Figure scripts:
Begin

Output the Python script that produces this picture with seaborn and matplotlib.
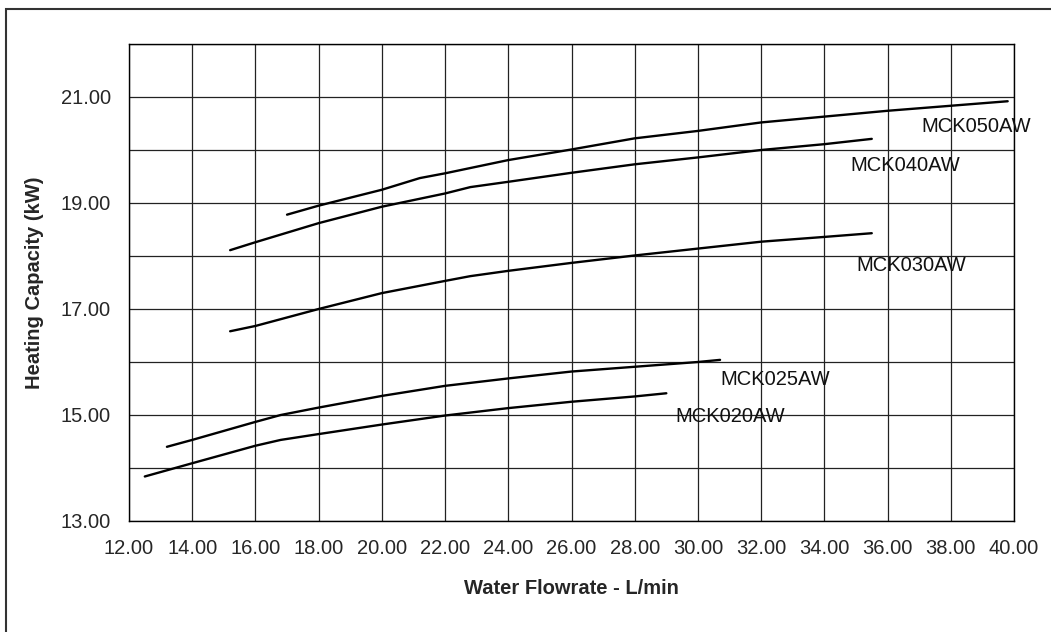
import numpy as np
import pandas as pd
import matplotlib
matplotlib.use("Agg")
import matplotlib.pyplot as plt
import seaborn as sns
from matplotlib.patches import Rectangle
from matplotlib.ticker import FormatStrFormatter

# flowrate (L/min) and heating capacity (kW)
flow050 = [17.0, 18.0, 19.0, 20.0, 21.2, 22.0, 24.0, 26.0, 28.0, 30.0, 32.0, 34.0, 36.0, 39.8]
cap050 = [18.78, 18.95, 19.10, 19.25, 19.47, 19.56, 19.81, 20.01, 20.22, 20.36, 20.52, 20.63, 20.74, 20.92]

flow040 = [15.2, 16.0, 18.0, 20.0, 22.0, 22.8, 24.0, 26.0, 28.0, 30.0, 32.0, 34.0, 35.5]
cap040 = [18.11, 18.26, 18.62, 18.93, 19.18, 19.30, 19.40, 19.57, 19.73, 19.86, 20.00, 20.11, 20.21]

flow030 = [15.2, 16.0, 18.0, 20.0, 22.0, 22.8, 24.0, 26.0, 28.0, 30.0, 32.0, 34.0, 35.5]
cap030 = [16.58, 16.68, 17.00, 17.30, 17.53, 17.62, 17.72, 17.87, 18.01, 18.14, 18.27, 18.36, 18.43]

flow025 = [13.2, 14.0, 16.0, 16.8, 18.0, 20.0, 22.0, 24.0, 26.0, 28.0, 30.0, 30.7]
cap025 = [14.40, 14.53, 14.87, 15.00, 15.14, 15.36, 15.55, 15.69, 15.82, 15.91, 16.00, 16.04]

flow020 = [12.5, 14.0, 16.0, 16.8, 18.0, 20.0, 22.0, 24.0, 26.0, 28.0, 29.0]
cap020 = [13.84, 14.09, 14.42, 14.53, 14.64, 14.82, 14.99, 15.13, 15.25, 15.35, 15.41]

models = ["MCK050AW", "MCK040AW", "MCK030AW", "MCK025AW", "MCK020AW"]
label_x = [37.07, 34.81, 35.0, 30.70, 29.29]
label_y = [20.45, 19.70, 17.82, 15.67, 14.98]

frames = []
for name, fx, cy in zip(models,
                        [flow050, flow040, flow030, flow025, flow020],
                        [cap050, cap040, cap030, cap025, cap020]):
    frames.append(pd.DataFrame({"flow": fx, "cap": cy, "model": name}))
df = pd.concat(frames, ignore_index=True)

sns.set_style("white")
plt.rcParams['font.family'] = ['Liberation Sans', 'DejaVu Sans']

fig = plt.figure(figsize=(10.51, 6.32), dpi=100)
ax = fig.add_axes([129/1051, 1 - 521/632, 885/1051, 477/632])

sns.lineplot(data=df, x="flow", y="cap", hue="model", palette=["black"] * 5,
             estimator=None, sort=False, legend=False, linewidth=1.7, ax=ax)

for name, lx, ly in zip(models, label_x, label_y):
    ax.text(lx, ly, name, fontsize=14.5, va="center", ha="left", color="#111111")

ax.set_xlim(12, 40)
ax.set_ylim(13, 22)
ax.set_xticks(np.arange(12, 41, 2))
ax.set_yticks(np.arange(13, 22, 2))
ax.set_yticks(np.arange(14, 23, 2), minor=True)
ax.xaxis.set_major_formatter(FormatStrFormatter("%.2f"))
ax.yaxis.set_major_formatter(FormatStrFormatter("%.2f"))
ax.tick_params(axis="both", which="major", direction="out", length=6, width=1,
               color="black", labelsize=14.5, pad=7)
ax.tick_params(axis="y", which="minor", length=0)
ax.grid(True, which="both", color="#222222", linewidth=0.9)
for sp in ax.spines.values():
    sp.set_color("black")
    sp.set_linewidth(1)

ax.set_xlabel("Water Flowrate - L/min", fontsize=14.5, fontweight="bold", labelpad=15)
ax.set_ylabel("Heating Capacity (kW)", fontsize=14.5, fontweight="bold", labelpad=12)

fig.patches.append(Rectangle((6/1051, -0.1), 1.2, (632 - 9)/632 + 0.1,
                             transform=fig.transFigure, fill=False,
                             edgecolor="#333333", linewidth=1.5))

fig.savefig("out.png", dpi=100)
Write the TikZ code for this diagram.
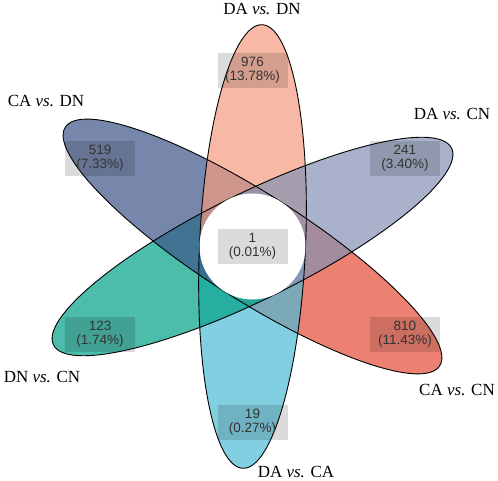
\documentclass[tikz,border=0pt]{standalone}
\usepackage{fontspec}
\setmainfont{Liberation Serif}
\setsansfont{Liberation Sans}
\usetikzlibrary{calc}
\definecolor{cRed}{HTML}{E64B35}
\definecolor{cCyan}{HTML}{4DBBD5}
\definecolor{cTeal}{HTML}{00A087}
\definecolor{cNavy}{HTML}{3C5488}
\definecolor{cSalmon}{HTML}{F39B7F}
\definecolor{cLav}{HTML}{8491B4}
\definecolor{numgray}{HTML}{333333}
\tikzset{
  numbox/.style={fill=black, fill opacity=0.14, text opacity=1, text=numgray,
    minimum width=70pt, minimum height=35pt, inner sep=0pt, align=center,
    font=\fontsize{13.5}{14}\sffamily},
  settitle/.style={font=\fontsize{17}{20}\selectfont, inner sep=0pt, anchor=base},
  petalfill/.style={fill opacity=0.7},
  petaledge/.style={draw=black, line width=0.9pt},
}
\begin{document}
\begin{tikzpicture}[x=1pt,y=1pt]
\useasboundingbox (0,0) rectangle (498,480);
\coordinate (C) at (252.5,233.5);
\def\pa{222}\def\pb{53}
% petal fills (half ellipses sharing the centre)
\foreach \ang/\col in {-32.5/cRed, -92.5/cCyan, -153.7/cTeal, 147.5/cNavy, 87.5/cSalmon, 26.3/cLav}{
  \begin{scope}[shift={(C)}, rotate=\ang]
    \fill[\col, petalfill] (0,-\pb) arc[start angle=-90, end angle=90, x radius=\pa, y radius=\pb] -- cycle;
  \end{scope}
}
% petal outlines
\foreach \ang in {-32.5, -92.5, -153.7, 147.5, 87.5, 26.3}{
  \begin{scope}[shift={(C)}, rotate=\ang]
    \draw[petaledge] (0,-\pb) arc[start angle=-90, end angle=90, x radius=\pa, y radius=\pb];
  \end{scope}
}
% core circle
\fill[white] (C) circle (53);
% counts
\node[numbox] (core) at (C) {1\\(0.01\%)};
\node[numbox] (nDADN) at ($(C)+(90:176)$) {976\\(13.78\%)};
\node[numbox] (nDACN) at ($(C)+(30:176)$) {241\\(3.40\%)};
\node[numbox] (nCACN) at ($(C)+(-30:176)$) {810\\(11.43\%)};
\node[numbox] (nDACA) at ($(C)+(-90:176)$) {19\\(0.27\%)};
\node[numbox] (nDNCN) at ($(C)+(210:176)$) {123\\(1.74\%)};
\node[numbox] (nCADN) at ($(C)+(150:176)$) {519\\(7.33\%)};
% titles
\node[settitle] (tDADN) at (262,465) {DA \textit{vs.} DN};
\node[settitle] (tDACN) at (452,360) {DA \textit{vs.} CN};
\node[settitle] (tCACN) at (457,85) {CA \textit{vs.} CN};
\node[settitle] (tDACA) at (296,3) {DA \textit{vs.} CA};
\node[settitle] (tDNCN) at (42,98) {DN \textit{vs.} CN};
\node[settitle] (tCADN) at (46,373) {CA \textit{vs.} DN};
\end{tikzpicture}
\end{document}
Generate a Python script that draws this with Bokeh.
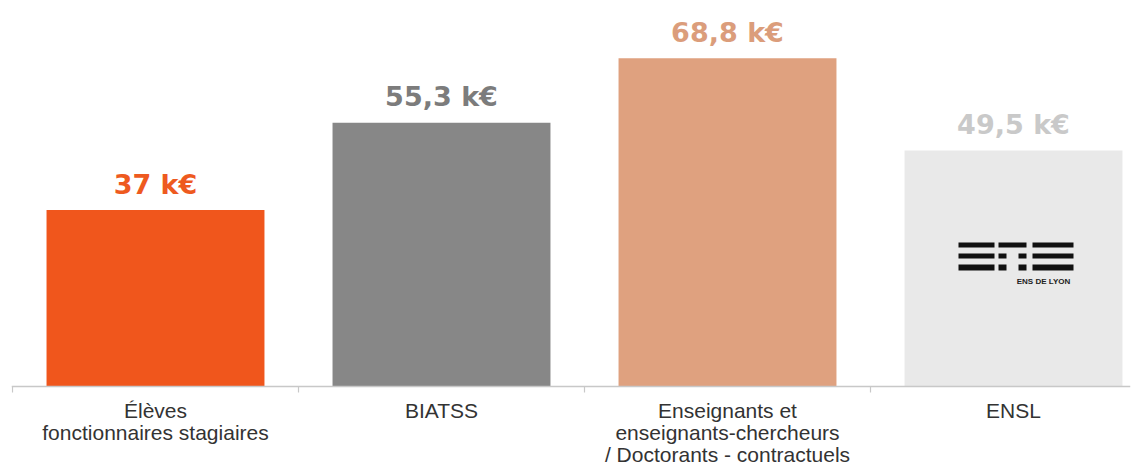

End

TASK TO COMPLETE — Find the word "this" in the entries above and gather every line that holds it.

SOLUTION BELOW —
Output the Python script that produces this picture with seaborn and matplotlib.
Write the TikZ code for this diagram.
Generate a Python script that draws this with Bokeh.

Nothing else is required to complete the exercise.